Entries with chart source code:

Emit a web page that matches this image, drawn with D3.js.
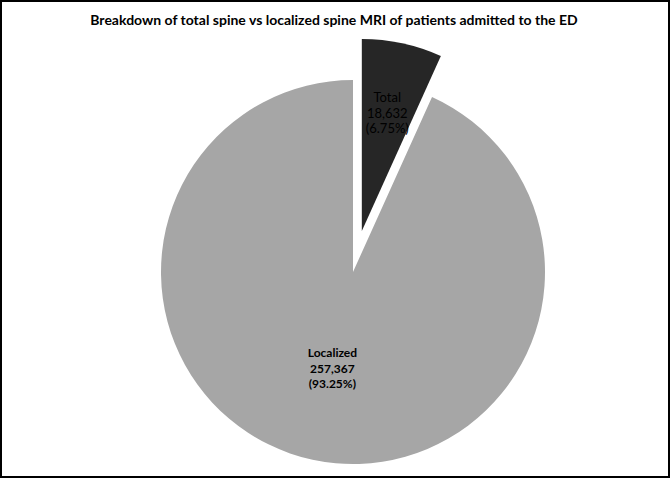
<!DOCTYPE html>
<html>
<head>
<meta charset="utf-8">
<script src="https://cdn.jsdelivr.net/npm/d3@7"></script>
<style>
  body { margin: 0; background: #fff; }
  svg { display: block; }
</style>
</head>
<body>
<svg id="chart" width="670" height="478"></svg>
<script>
// chart data
const categories = ["Total", "Localized"];
const counts = [18632, 257367];
const shareLabels = ["(6.75%)", "(93.25%)"];
const sliceColors = ["#262626", "#a6a6a6"];

const svg = d3.select("#chart");
const width = +svg.attr("width");
const height = +svg.attr("height");

// frame round the chart
svg.append("rect")
    .attr("x", 1).attr("y", 1)
    .attr("width", width - 2).attr("height", height - 2)
    .attr("fill", "#fff")
    .attr("stroke", "#000")
    .attr("stroke-width", 2);

svg.append("text")
    .attr("x", 334)
    .attr("y", 25)
    .attr("text-anchor", "middle")
    .style("font-family", "Lato, 'Open Sans', sans-serif")
    .style("font-weight", "bold")
    .style("font-size", "14px")
    .text("Breakdown of total spine vs localized spine MRI of patients admitted to the ED");

const cx = 353, cy = 272, radius = 192;
const explode = 42;            // pull-out of the small slice
const labelFactor = [0.63, 0.51];

const pie = d3.pie().sort(null).value(d => d.count);
const data = categories.map((c, i) => ({
    name: c, count: counts[i], share: shareLabels[i], color: sliceColors[i], i: i
}));
const arcs = pie(data);

const arc = d3.arc().innerRadius(0).outerRadius(radius);

const g = svg.append("g").attr("transform", "translate(" + cx + "," + cy + ")");

const slice = g.selectAll("g.slice")
    .data(arcs)
    .enter().append("g")
    .attr("class", "slice")
    .attr("transform", d => {
        if (d.data.i !== 0) return null;
        let mid = (d.startAngle + d.endAngle) / 2;
        return "translate(" + (Math.sin(mid) * explode) + "," + (-Math.cos(mid) * explode) + ")";
    });

slice.append("path")
    .attr("d", arc)
    .attr("fill", d => d.data.color);

slice.each(function (d) {
    let mid = (d.startAngle + d.endAngle) / 2;
    let r = radius * labelFactor[d.data.i];
    let lx = Math.sin(mid) * r, ly = -Math.cos(mid) * r;
    let lines = [d.data.name, d3.format(",")(d.data.count), d.data.share];
    let t = d3.select(this).append("text")
        .attr("text-anchor", "middle")
        .style("font-family", "Lato, 'Open Sans', sans-serif")
        .style("font-size", d.data.i === 0 ? "13px" : "12px")
        .style("font-weight", d.data.i === 0 ? "normal" : "bold")
        .attr("fill", "#000");
    lines.forEach((ln, k) => {
        t.append("tspan")
            .attr("x", lx)
            .attr("y", ly + (k - 1) * 15.5 + 5)
            .text(ln);
    });
});
</script>
</body>
</html>
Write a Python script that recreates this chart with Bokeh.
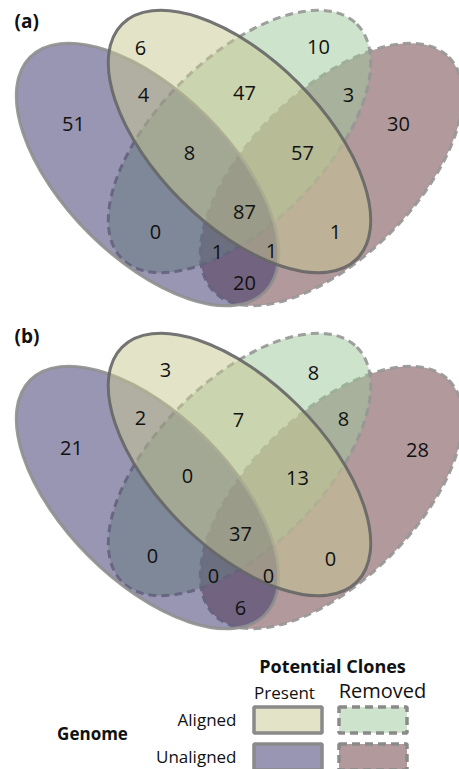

Required task | Find every line that has "script" in it, then return those lines.

Written answer |
<script src="https://cdn.jsdelivr.net/npm/d3@7"></script>
<script>
</script>
Write a Python script that recreates this chart with Bokeh.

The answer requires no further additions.